* [Provided entries]:

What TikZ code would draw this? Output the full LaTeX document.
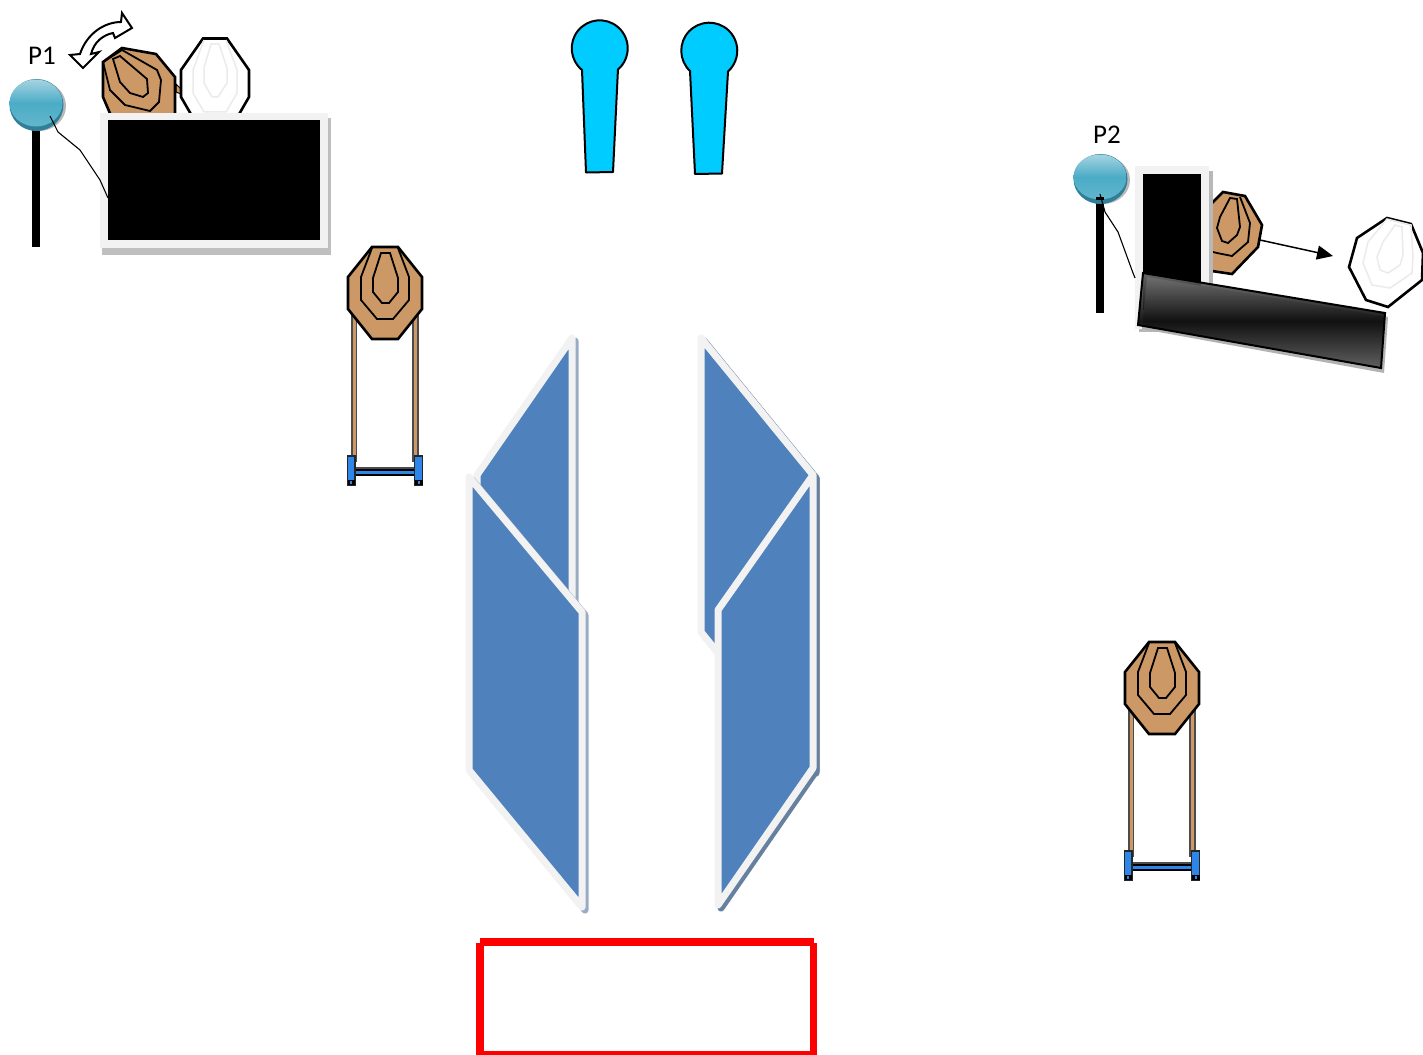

...

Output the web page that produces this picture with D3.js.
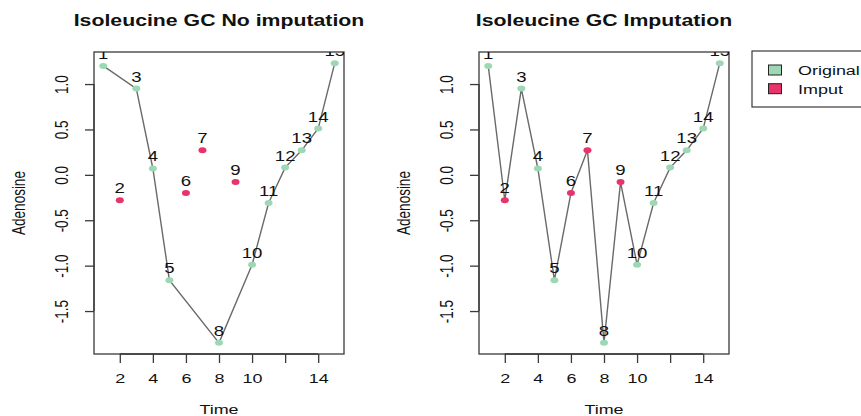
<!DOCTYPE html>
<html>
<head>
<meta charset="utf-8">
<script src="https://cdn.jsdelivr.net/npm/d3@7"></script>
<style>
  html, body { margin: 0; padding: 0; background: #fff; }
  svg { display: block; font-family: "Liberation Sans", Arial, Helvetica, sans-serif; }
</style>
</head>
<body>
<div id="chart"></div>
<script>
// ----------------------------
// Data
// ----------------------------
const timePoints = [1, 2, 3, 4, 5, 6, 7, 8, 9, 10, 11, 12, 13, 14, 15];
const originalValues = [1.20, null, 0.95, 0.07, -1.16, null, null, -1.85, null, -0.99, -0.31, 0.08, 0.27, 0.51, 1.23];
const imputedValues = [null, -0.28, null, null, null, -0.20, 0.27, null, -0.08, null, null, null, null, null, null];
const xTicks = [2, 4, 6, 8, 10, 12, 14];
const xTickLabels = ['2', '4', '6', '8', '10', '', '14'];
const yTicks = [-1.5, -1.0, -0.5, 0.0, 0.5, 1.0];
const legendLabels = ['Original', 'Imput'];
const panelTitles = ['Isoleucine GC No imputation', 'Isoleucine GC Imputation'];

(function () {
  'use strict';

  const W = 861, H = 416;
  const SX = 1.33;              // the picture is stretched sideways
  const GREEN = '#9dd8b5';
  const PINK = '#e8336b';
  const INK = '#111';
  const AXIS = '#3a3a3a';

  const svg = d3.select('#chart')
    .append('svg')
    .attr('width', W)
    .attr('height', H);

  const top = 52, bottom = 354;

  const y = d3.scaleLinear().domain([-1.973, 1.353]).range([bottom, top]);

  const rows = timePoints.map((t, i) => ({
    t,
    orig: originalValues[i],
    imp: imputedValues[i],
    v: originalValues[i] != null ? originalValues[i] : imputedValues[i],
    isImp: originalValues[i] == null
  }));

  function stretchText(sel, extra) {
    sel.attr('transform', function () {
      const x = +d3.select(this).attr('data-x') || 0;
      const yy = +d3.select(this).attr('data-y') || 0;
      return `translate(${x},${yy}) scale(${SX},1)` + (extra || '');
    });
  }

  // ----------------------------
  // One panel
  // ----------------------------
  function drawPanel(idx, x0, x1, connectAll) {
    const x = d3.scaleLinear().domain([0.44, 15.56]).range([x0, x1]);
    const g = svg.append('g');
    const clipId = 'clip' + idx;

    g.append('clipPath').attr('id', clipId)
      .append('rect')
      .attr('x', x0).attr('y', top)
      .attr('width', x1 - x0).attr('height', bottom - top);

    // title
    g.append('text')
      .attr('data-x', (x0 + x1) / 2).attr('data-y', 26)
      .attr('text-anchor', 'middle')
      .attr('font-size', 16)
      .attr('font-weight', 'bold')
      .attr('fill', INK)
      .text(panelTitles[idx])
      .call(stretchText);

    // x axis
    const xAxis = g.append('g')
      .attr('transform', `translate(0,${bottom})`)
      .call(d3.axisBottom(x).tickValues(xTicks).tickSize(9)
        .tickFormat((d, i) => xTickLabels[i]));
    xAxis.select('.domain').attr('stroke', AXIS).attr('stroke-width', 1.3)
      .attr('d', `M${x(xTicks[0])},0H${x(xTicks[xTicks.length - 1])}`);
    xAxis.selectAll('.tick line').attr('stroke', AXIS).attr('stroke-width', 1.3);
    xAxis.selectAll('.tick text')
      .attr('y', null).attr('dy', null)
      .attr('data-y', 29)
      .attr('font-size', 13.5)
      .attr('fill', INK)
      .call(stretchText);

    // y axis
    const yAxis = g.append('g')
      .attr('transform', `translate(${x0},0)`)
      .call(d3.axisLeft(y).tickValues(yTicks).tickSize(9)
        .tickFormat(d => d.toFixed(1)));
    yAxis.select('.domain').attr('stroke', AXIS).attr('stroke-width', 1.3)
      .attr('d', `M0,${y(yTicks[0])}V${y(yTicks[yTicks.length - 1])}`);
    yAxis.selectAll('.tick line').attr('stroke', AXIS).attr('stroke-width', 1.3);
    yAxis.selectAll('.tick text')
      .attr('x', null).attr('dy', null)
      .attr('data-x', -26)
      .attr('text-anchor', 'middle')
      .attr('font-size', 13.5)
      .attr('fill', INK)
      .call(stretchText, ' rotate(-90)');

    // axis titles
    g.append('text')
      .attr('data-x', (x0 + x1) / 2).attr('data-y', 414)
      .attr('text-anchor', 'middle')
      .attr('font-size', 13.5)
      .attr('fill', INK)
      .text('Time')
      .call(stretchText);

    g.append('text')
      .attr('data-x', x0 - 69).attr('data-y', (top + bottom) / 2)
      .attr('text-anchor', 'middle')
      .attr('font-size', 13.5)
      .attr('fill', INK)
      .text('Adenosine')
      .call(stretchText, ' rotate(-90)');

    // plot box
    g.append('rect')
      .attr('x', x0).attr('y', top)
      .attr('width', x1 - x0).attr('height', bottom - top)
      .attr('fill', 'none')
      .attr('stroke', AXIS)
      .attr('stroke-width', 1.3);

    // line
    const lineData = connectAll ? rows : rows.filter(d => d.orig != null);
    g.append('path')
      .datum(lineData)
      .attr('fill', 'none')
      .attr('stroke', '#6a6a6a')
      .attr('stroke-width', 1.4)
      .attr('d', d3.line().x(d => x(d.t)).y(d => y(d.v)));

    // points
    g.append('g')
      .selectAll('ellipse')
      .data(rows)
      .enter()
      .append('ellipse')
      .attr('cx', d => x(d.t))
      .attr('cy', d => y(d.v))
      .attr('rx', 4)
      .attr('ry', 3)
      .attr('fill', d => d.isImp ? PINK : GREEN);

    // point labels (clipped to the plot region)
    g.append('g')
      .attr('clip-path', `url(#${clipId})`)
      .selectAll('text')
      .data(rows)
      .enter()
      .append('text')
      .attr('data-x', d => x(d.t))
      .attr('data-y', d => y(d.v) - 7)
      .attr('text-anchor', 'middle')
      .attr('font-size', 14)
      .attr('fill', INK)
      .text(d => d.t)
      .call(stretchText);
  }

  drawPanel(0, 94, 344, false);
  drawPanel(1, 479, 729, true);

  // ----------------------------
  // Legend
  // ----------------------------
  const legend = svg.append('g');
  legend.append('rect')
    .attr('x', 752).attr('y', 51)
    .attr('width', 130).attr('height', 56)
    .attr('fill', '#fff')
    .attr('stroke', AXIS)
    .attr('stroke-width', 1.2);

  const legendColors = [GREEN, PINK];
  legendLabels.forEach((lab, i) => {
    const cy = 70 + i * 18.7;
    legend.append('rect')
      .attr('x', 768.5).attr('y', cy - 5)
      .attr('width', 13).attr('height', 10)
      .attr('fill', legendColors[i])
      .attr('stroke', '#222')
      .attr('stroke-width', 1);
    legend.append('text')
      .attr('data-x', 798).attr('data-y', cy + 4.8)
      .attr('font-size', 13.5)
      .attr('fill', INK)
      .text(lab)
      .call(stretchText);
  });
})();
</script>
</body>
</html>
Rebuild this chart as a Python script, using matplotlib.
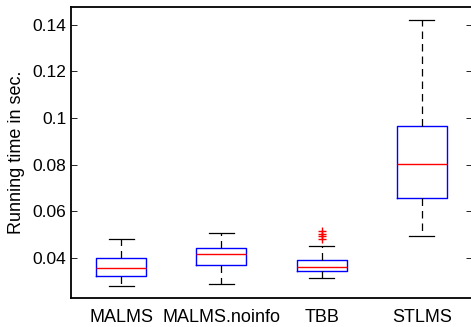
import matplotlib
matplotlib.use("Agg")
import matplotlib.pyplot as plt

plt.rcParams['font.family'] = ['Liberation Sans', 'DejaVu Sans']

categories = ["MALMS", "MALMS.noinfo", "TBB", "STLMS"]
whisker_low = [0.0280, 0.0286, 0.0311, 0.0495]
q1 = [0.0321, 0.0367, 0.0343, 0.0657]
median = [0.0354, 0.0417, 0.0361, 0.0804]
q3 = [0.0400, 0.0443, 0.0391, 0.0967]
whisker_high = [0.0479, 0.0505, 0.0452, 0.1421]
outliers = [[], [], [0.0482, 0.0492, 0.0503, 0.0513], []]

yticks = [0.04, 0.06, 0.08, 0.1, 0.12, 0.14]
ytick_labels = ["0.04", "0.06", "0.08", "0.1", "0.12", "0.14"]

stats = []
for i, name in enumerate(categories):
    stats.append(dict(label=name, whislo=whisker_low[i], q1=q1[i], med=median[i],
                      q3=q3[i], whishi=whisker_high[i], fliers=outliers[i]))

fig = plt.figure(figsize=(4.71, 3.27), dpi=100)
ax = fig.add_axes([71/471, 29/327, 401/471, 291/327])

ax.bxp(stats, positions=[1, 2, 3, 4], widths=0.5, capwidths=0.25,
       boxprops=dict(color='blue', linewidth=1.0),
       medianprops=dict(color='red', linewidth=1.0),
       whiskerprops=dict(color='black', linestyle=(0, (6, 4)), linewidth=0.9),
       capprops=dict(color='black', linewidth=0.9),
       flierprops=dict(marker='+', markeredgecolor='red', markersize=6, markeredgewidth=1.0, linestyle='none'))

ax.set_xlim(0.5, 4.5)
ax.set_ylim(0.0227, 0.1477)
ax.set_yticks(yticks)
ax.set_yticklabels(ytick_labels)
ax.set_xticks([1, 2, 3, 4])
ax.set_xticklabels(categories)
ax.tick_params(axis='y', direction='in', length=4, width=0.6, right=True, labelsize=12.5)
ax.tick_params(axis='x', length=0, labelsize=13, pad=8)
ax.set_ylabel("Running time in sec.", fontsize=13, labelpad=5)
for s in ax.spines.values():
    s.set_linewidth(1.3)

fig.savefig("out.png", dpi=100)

* [Problem requirements]:
Without the pictures, give again exactly the lines above starting at the line containing "Output the web" and ending at the line containing "const clipId = 'clip' + idx;".

* [Answer]:
Output the web page that produces this picture with D3.js.
<!DOCTYPE html>
<html>
<head>
<meta charset="utf-8">
<script src="https://cdn.jsdelivr.net/npm/d3@7"></script>
<style>
  html, body { margin: 0; padding: 0; background: #fff; }
  svg { display: block; font-family: "Liberation Sans", Arial, Helvetica, sans-serif; }
</style>
</head>
<body>
<div id="chart"></div>
<script>
// ----------------------------
// Data
// ----------------------------
const timePoints = [1, 2, 3, 4, 5, 6, 7, 8, 9, 10, 11, 12, 13, 14, 15];
const originalValues = [1.20, null, 0.95, 0.07, -1.16, null, null, -1.85, null, -0.99, -0.31, 0.08, 0.27, 0.51, 1.23];
const imputedValues = [null, -0.28, null, null, null, -0.20, 0.27, null, -0.08, null, null, null, null, null, null];
const xTicks = [2, 4, 6, 8, 10, 12, 14];
const xTickLabels = ['2', '4', '6', '8', '10', '', '14'];
const yTicks = [-1.5, -1.0, -0.5, 0.0, 0.5, 1.0];
const legendLabels = ['Original', 'Imput'];
const panelTitles = ['Isoleucine GC No imputation', 'Isoleucine GC Imputation'];

(function () {
  'use strict';

  const W = 861, H = 416;
  const SX = 1.33;              // the picture is stretched sideways
  const GREEN = '#9dd8b5';
  const PINK = '#e8336b';
  const INK = '#111';
  const AXIS = '#3a3a3a';

  const svg = d3.select('#chart')
    .append('svg')
    .attr('width', W)
    .attr('height', H);

  const top = 52, bottom = 354;

  const y = d3.scaleLinear().domain([-1.973, 1.353]).range([bottom, top]);

  const rows = timePoints.map((t, i) => ({
    t,
    orig: originalValues[i],
    imp: imputedValues[i],
    v: originalValues[i] != null ? originalValues[i] : imputedValues[i],
    isImp: originalValues[i] == null
  }));

  function stretchText(sel, extra) {
    sel.attr('transform', function () {
      const x = +d3.select(this).attr('data-x') || 0;
      const yy = +d3.select(this).attr('data-y') || 0;
      return `translate(${x},${yy}) scale(${SX},1)` + (extra || '');
    });
  }

  // ----------------------------
  // One panel
  // ----------------------------
  function drawPanel(idx, x0, x1, connectAll) {
    const x = d3.scaleLinear().domain([0.44, 15.56]).range([x0, x1]);
    const g = svg.append('g');
    const clipId = 'clip' + idx;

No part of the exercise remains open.